VASKS: Presence – Sol Gabetta, cello – Amsterdam Sinfonietta – Sony Classical 88725423122, 61:00 ***:
Vasks divides the difference between risk and reward and comes out ahead.
The Latvian composer Peteris Vasks likes to take risks. His symphonies are wide sprawling affairs, romantic at core with long reflective passages that can suddenly erupt into frantic desperation. These outbursts often occur with little warning. His Concerto No. 2 for Cello and String Orchestra works like this. It begins as an extended cadenza, reflective, with Samuel Barber-ish sentimentality. The statuesque Sol Gabetta plays it with some mastery. (Also for Sony, she performed a competent − but not extraordinary − rendition of Shostakovich’s Cello Concerto No. 2.)

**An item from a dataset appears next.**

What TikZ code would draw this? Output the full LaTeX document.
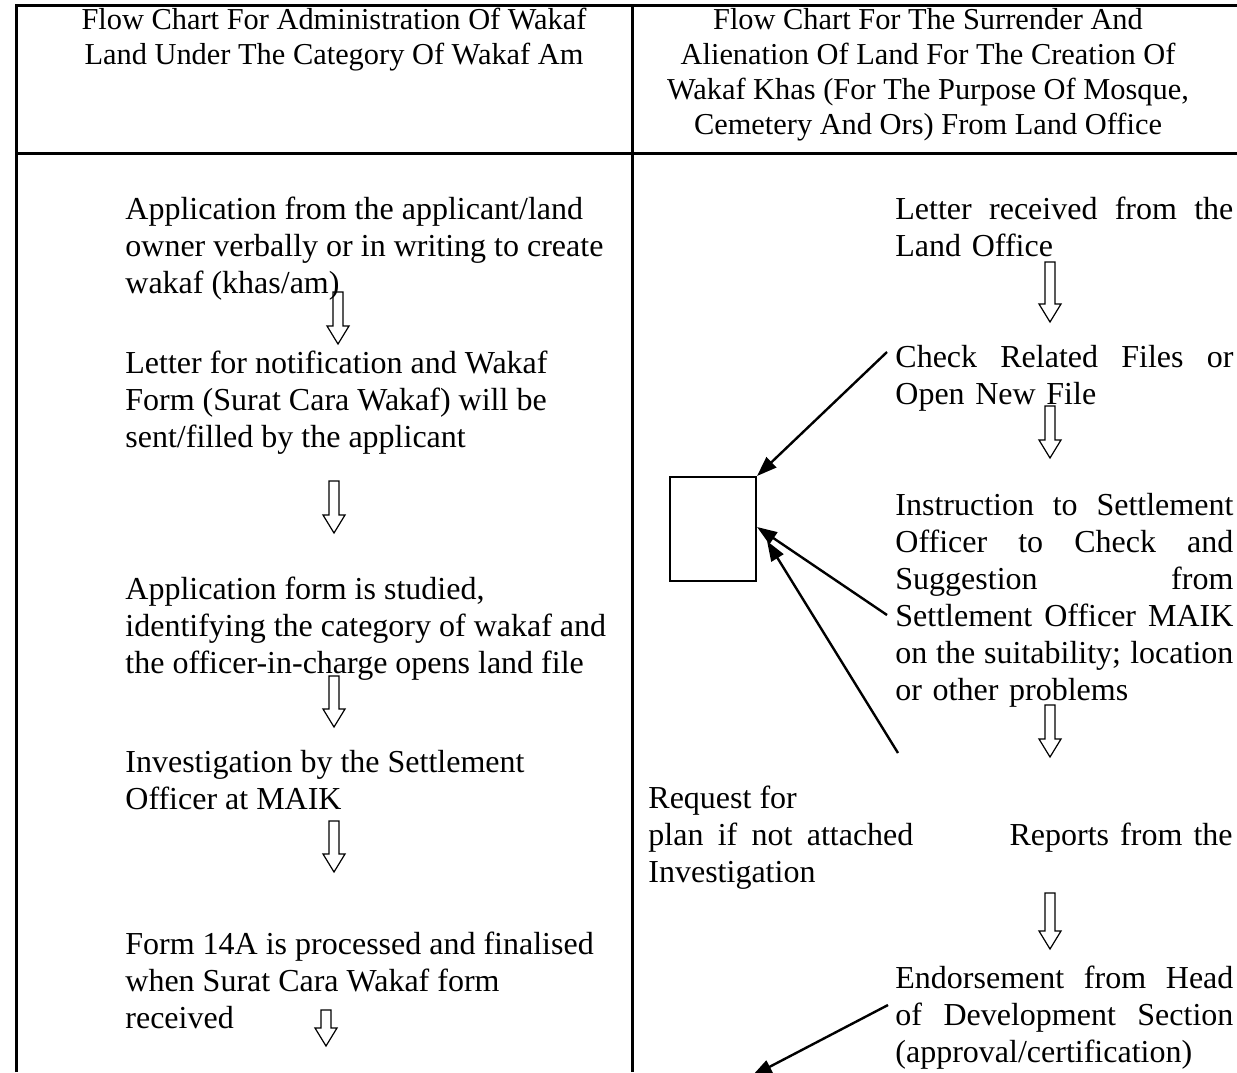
\documentclass[tikz,border=0pt]{standalone}
\usepackage{fontspec}
\setmainfont{Liberation Serif}
\usetikzlibrary{arrows.meta}

% Blocksatz-Zeile fuer die rechte Spalte
\newcommand{\jline}[1]{\makebox[169pt][s]{\spaceskip=0pt\xspaceskip=0pt\relax #1}}

\begin{document}
\begin{tikzpicture}[
    x=0.5pt, y=-0.5pt,
    font=\fontsize{16}{18.5}\selectfont,
    % Stile fuer Konsistenz
    frame/.style={line width=1.5pt},
    head_text/.style={font=\fontsize{15.2}{17.5}\selectfont, align=center, anchor=north, inner sep=0pt},
    left_text/.style={align=left, anchor=north west, inner sep=0pt},
    right_text/.style={text width=169pt, align=left, anchor=north west, inner sep=0pt},
    link/.style={line width=1.2pt, -{Triangle[length=10pt, width=7pt]}},
    pics/hollow/.style={code={
        \draw[line width=0.6pt] (-5,0) -- (5,0) -- (5,#1-18) -- (11,#1-18) -- (0,#1)
            -- (-11,#1-18) -- (-5,#1-18) -- cycle;
    }}
]
    \useasboundingbox (0,0) rectangle (1237,1072);

    % ==========================================
    % TABELLE
    % ==========================================
    \draw[frame] (16,1072) -- (16,5) -- (1237,5);
    \draw[frame] (16,153) -- (1237,153);
    \draw[frame] (632,5) -- (632,1072);

    \node[head_text] (headL) at (334,8) {Flow Chart For Administration Of Wakaf\\
        Land Under The Category Of Wakaf Am};
    \node[head_text] (headR) at (928,8) {Flow Chart For The Surrender And\\
        Alienation Of Land For The Creation Of\\
        Wakaf Khas (For The Purpose Of Mosque,\\
        Cemetery And Ors) From Land Office};

    % ==========================================
    % LINKE SPALTE (Wakaf Am)
    % ==========================================
    \node[left_text] (apply) at (125,197) {Application from the applicant/land\\
        owner verbally or in writing to create\\
        wakaf (khas/am)};
    \node[left_text] (notify) at (125,351) {Letter for notification and Wakaf\\
        Form (Surat Cara Wakaf) will be\\
        sent/filled by the applicant};
    \node[left_text] (study) at (125,577) {Application form is studied,\\
        identifying the category of wakaf and\\
        the officer-in-charge opens land file};
    \node[left_text] (invest) at (125,750) {Investigation by the Settlement\\
        Officer at MAIK};
    \node[left_text] (form) at (125,932) {Form 14A is processed and finalised\\
        when Surat Cara Wakaf form\\
        received};

    \pic at (338,292) {hollow=52};
    \pic at (334,481) {hollow=52};
    \pic at (334,676) {hollow=51};
    \pic at (334,821) {hollow=51};
    \pic at (326,1010) {hollow=36};

    % ==========================================
    % RECHTE SPALTE (Wakaf Khas)
    % ==========================================
    \node[right_text] (letter) at (895,197) {\jline{Letter received from the}\\
        Land Office};
    \node[right_text] (check) at (895,345) {\jline{Check Related Files or}\\
        Open New File};
    \node[right_text] (instr) at (895,493) {\jline{Instruction to Settlement}\\
        \jline{Officer to Check and}\\
        \jline{Suggestion from}\\
        \jline{Settlement Officer MAIK}\\
        \jline{on the suitability; location}\\
        or other problems};
    \node[left_text] (request) at (648,786) {Request for\\
        \makebox[132.5pt][s]{plan if not attached}\\
        Investigation};
    \node[left_text, anchor=north east] (reports) at (1233,823) {\makebox[111.5pt][s]{Reports from the}};
    \node[right_text] (endorse) at (895,966) {\jline{Endorsement from Head}\\
        \jline{of Development Section}\\
        (approval/certification)};

    \pic at (1050,262) {hollow=60};
    \pic at (1050,406) {hollow=52};
    \pic at (1050,705) {hollow=52};
    \pic at (1050,893) {hollow=56};

    % leeres Kaestchen links
    \node[draw, line width=1pt, anchor=north west, inner sep=0pt,
          minimum width=43pt, minimum height=52pt] (blank) at (669,476) {};

    \coordinate (fromCheck) at (887,352);
    \coordinate (fromInstr) at (887,615);
    \coordinate (fromReq) at (898,753);
    \coordinate (toBlankA) at (757,527);
    \coordinate (toBlankB) at (767,541);
    \coordinate (fromEnd) at (888,1005);
    \coordinate (toBelow) at (752,1076);

    \draw[link] (fromCheck) -- (blank.north east);
    \draw[link] (fromInstr) -- (toBlankA);
    \draw[link] (fromReq) -- (toBlankB);
    \draw[link] (fromEnd) -- (toBelow);

\end{tikzpicture}
\end{document}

You will probably enjoy the lively Allegro. It has dramatic sforzandos and steep scalar ascents, along with subtle tempo shifts. The final movement is sedate, but with strange effects like a full-scale descending glissando, as if the air has been let out of the piece. Suddenly, ninety seconds from the finale, a keening soprano voice sings out a sweet one-minute vocalese. It’s Gabetta! Her pipes aren’t bad: Vasks’ writing for her is both ethereal and unadventurous.

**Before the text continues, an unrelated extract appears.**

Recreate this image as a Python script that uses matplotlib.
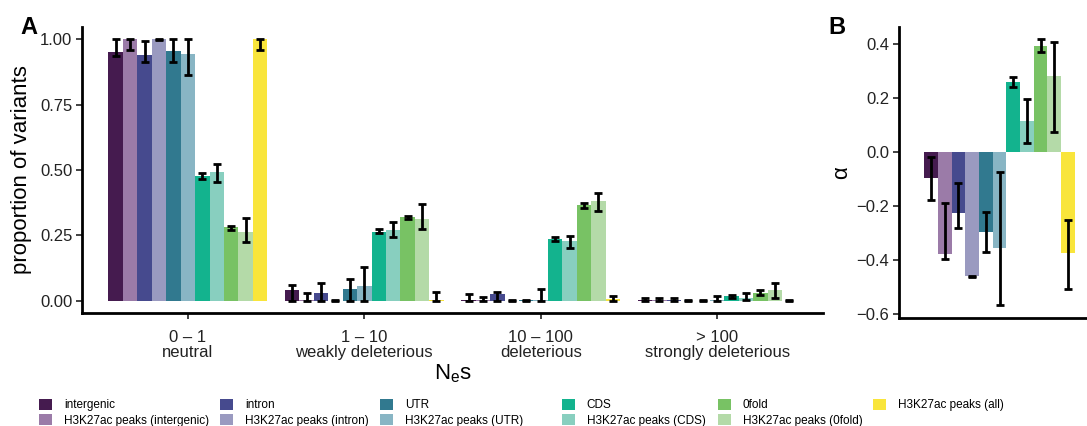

And we hear almost the same sequence again in the Gramata Cellam: The Book for Solo Cello. Here Gabetta’s virtuosity is on full display, with pizzicato sequences and nervy demi-semiquavers, and an abrupt finale in the first movement followed by eerie intonations in the second. I like this piece, even the silly vocalise. What’s going on here? Imagine the planning discussion between Vasks and Gabetta:
VASKS: I’d like a small vocal sequence inserted here and . . . maybe there. Can you sing?

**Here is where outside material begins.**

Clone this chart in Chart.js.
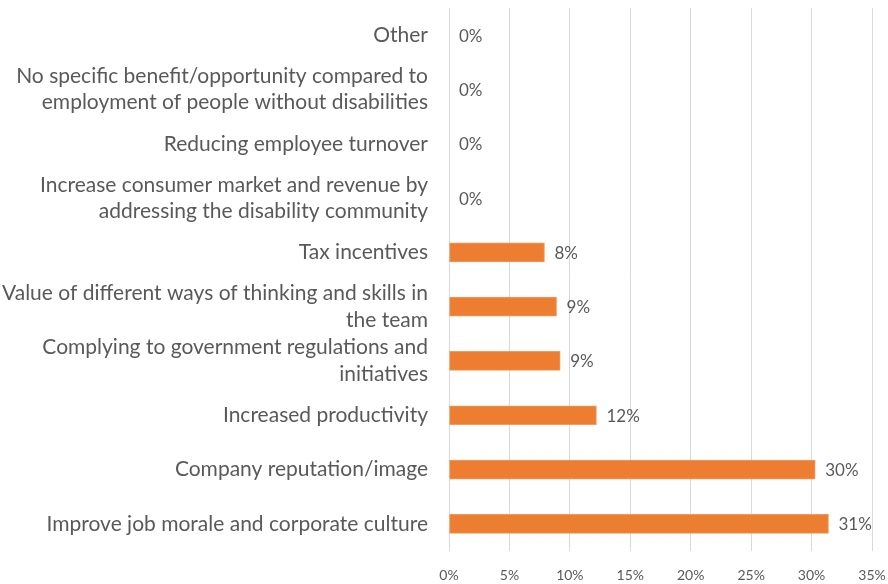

GABETTA: I sometimes sing the vocalise from Villa Lobos’ Bachianas Brasileiras No.5. I once took a voice course.
VASKS: That’ll do! I won’t make it too challenging.
And so he did. It’s not a particularly edgy sequence. The same can be said for the organ role in the third piece, Musique du Soir for Cello and Organ, which Vasks wrote for Sol and Irène Timacheff-Gambetta, Sol’s mother. (From what I can garner in my cursory Internet search, it’s Irène’s debut.) The cello writing is placid but densely packed, relaxing and plays nicely with the ethereal organ accompaniment. This is not a sonata for cello and organ, but a cello piece with organ continuo, similar to what you’d encounter in a late baroque work. But Vasks has a trick up his sleeve. Halfway through the piece, the organ bursts into a fortissimo chord sequence. It’s Irène’s assertive moment, but after forty seconds the organ settles down. It’s a head scratcher, but you may have fun with it.
Vasks is more well-known in Europe than in the United States. That may be because it’s so hard to label him. The one I like to tag him with is “risk-taker.” As Carole King sang in “Sweet Seasons”: “Sometimes you win, sometimes you lose/And most times you choose between the two.” Vasks divides the difference between risk and reward and comes out ahead.